One of our favorite newsletters, published by mortgage industry veterans of 30+ years’ standing, is the Garrett McAuley Report, a no-nonsense look at some of the issues percolating in the industry. The latest edition mentions the relevance to our industry of the recent ransomware attacks that affected most major countries in the world . Here’s their take. How are you positioned for this eventuality?
For more along the same lines, check out their Articles page.
May 21, 2017
To Our Clients, Colleagues, and Friends:
- Everyone has heard about the ransomware attacks last week, and our impression is that very few independent mortgage companies are prepared for this sort of thing. About 70-75% of our clients use Ellie Mae’s Encompass, and when we ask about the security of their loan files, the answer is usually along the lines of, “Not a problem. Encompass is hosted.” True but irrelevant if cyber-attacks take down Ellie Mae and you don’t have back-up. Do yourself a big favor and start thinking through all the ways you need to protect yourself.

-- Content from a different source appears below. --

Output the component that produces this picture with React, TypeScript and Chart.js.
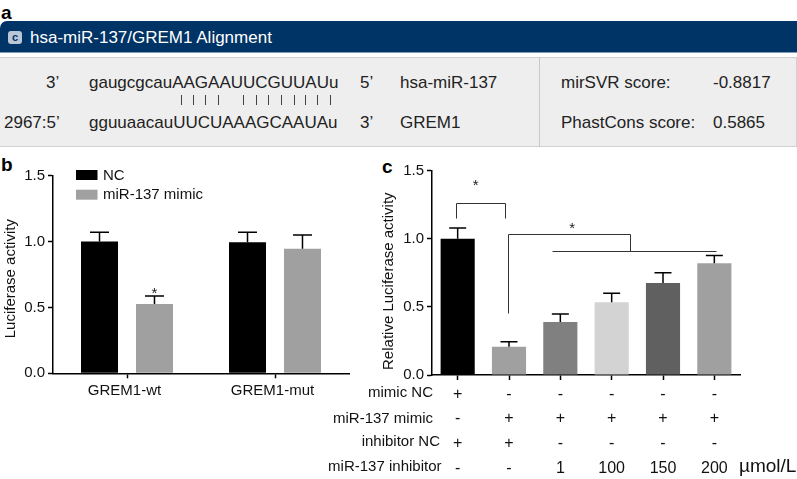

- Think about all the vendors you do business with, and think about how their sudden failure would affect you. As improbable as it seems, what if Ellie Mae failed, or your hedge advisor, or your biggest investor? I asked one mortgage executive how his company would be affected if Encompass made an announcement that they were immediately ceasing all operations. He laughed and said that could never happen, but people also said that about Lehman, Bear Stearns, New Century, and WaMu. I once met a fellow from Chicago, his last name was Kelly, who owned a bunch of banks. Back around 2005 or so, they bought preferred stock issued by Fannie Mae, and that was when Fannie Mae was considered A+ solid. When Fannie Mae was placed into conservatorship, the securities plunged in value, and the FDIC seized all 5 or 6 of his banks.Anyway, I’d say that 90% of our clients don’t do adequate due diligence on their counterparties, and there’s real risk there. Here’s a 13-page guide, Outsourcing Risk, put out by the Federal Reserve on managing counterparty risk, with an emphasis on outsourcing.
Lines of Defense
Here’s a good description of the ‘lines of defense’ approach that many financial institutions are taking to quality control, operational risk management and compliance risk management. Without a framework like this, it becomes much more difficult to meet today’s enhanced regulatory scrutiny, increasingly complex regulatory requirements and rapid pace of regulatory change.

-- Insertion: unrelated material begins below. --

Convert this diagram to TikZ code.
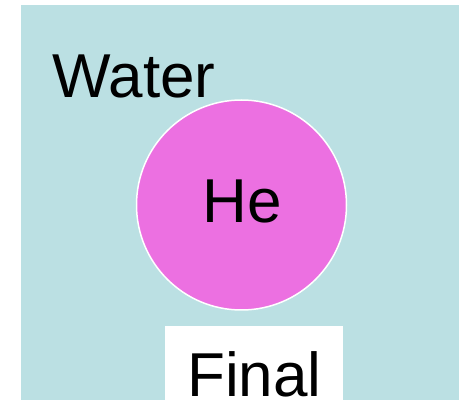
\documentclass[tikz,border=0pt]{standalone}
\usepackage{fontspec}
\setmainfont{Liberation Sans}
\definecolor{watercol}{RGB}{187,224,227}
\definecolor{hecol}{RGB}{236,112,225}

\begin{document}
\begin{tikzpicture}[x=1pt,y=-1pt,
    every node/.style={font=\fontsize{62}{72}\selectfont, anchor=base, inner sep=0pt}]
        \useasboundingbox (0,0) rectangle (459,406);
        \fill[watercol] (21,5) rectangle (459,400);
        \draw[white, line width=1.5pt, fill=hecol] (241.5,205) circle[radius=105pt];
        \node (water) at (134,98) {Water};
        \node (he) at (242,223) {He};
        \fill[white] (165,326) rectangle (343,406);
        \node (final) at (254.5,397) {Final};
    \end{tikzpicture}
\end{document}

HUD Introduces Defect Taxonomy for FHA Lending
In a growing trend towards streamlining and standardization of quality control and compliance methodologies, HUD has introduced a Defect Taxonomy in its “FHA’s Single Family Housing Loan Quality Assessment Methodology“. This document lays out the methodology that the FHA plans to adopt to improve its own QA efforts.
Knowing how FHA will be evaluating loans is helpful in designing your own QA program. Particularly useful is the definition of nine defect categories, numerous sources/causes for the defects, and four levels of defect severity. These can be roughly translated in ‘Cogentspeak’ to audit question categories, preset comments, and findings levels respectively.
For those configuring their Cogent FHA audit shells: your work has just become easier and more complex at the same time.